Photosynthesis may hold the secret to efficient, cheap electrical production. But, typical efficiencies for solar cells typically hover around 15 percent. Despite this, solar power is the fastest-growing method of generating electricity. Therefore, the demand for more efficient solar cell designs is high. As new technologies are developed, they need to be tested, so researchers at Berkeley Labs have just built such a device.
They use two tiny sheets - a positively-charged cathode and a negatively-charged anode, separated apart from one another slightly by an ion-conducting membrane. The electrodes to be tested are inserted in the tiny device, and sunlight enters the system. This provides the energy to split water into its component molecules of hydrogen and oxygen. While the two gases are held apart from one another by the membrane, protons travel from the anode to the cathode, producing electricity. Any material may be used for anodes and cathodes in the device to test different designs, although the test bed is small.

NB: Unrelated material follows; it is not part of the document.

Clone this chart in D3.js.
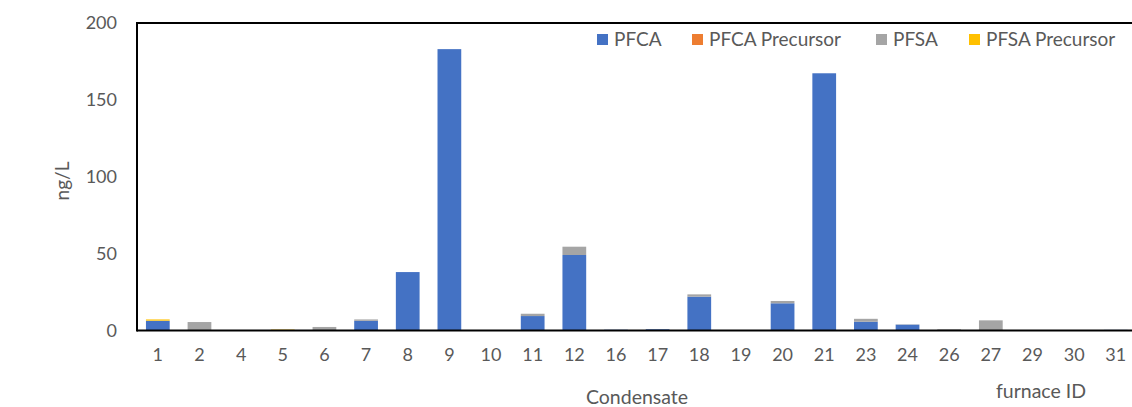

"In our experimental realization of the design, a series of 19 parallel channels were fabricated in each device, with a total active area of eight square millimeters," Miguel Modestino, lead author of the research paper, said. Despite the small size of this test bed, the technology could be scaled up for larger-scale tests.
The device has already shown its ability to test mechanisms for splitting water molecules with sunlight. It can also be modified to test equipment designed for full artificial photosynthesis, as well as for conducting tests on fuel cells. Joel Ager was also among the team of material scientists at the Joint Center for Artificial Photosynthesis who developed this first-ever full-scale test bed.
"We've demonstrated a microfluidic electrolyzer for water splitting in which all functional components can be easily exchanged and tailored for optimization. This allows us to test on a small scale strategies that can be applied to large scale systems." Ager said.
Levels of carbon dioxide in the air recently reached 400 paprts per million (ppm) for the first time in human history. If all of the energy from sunlight that falls on Earth every hour could be harvested, it would power all human electrical needs for a year.
Research surrounding the development of the new testing equipment is profiled in the journal Physical Chemistry Chemical Physics.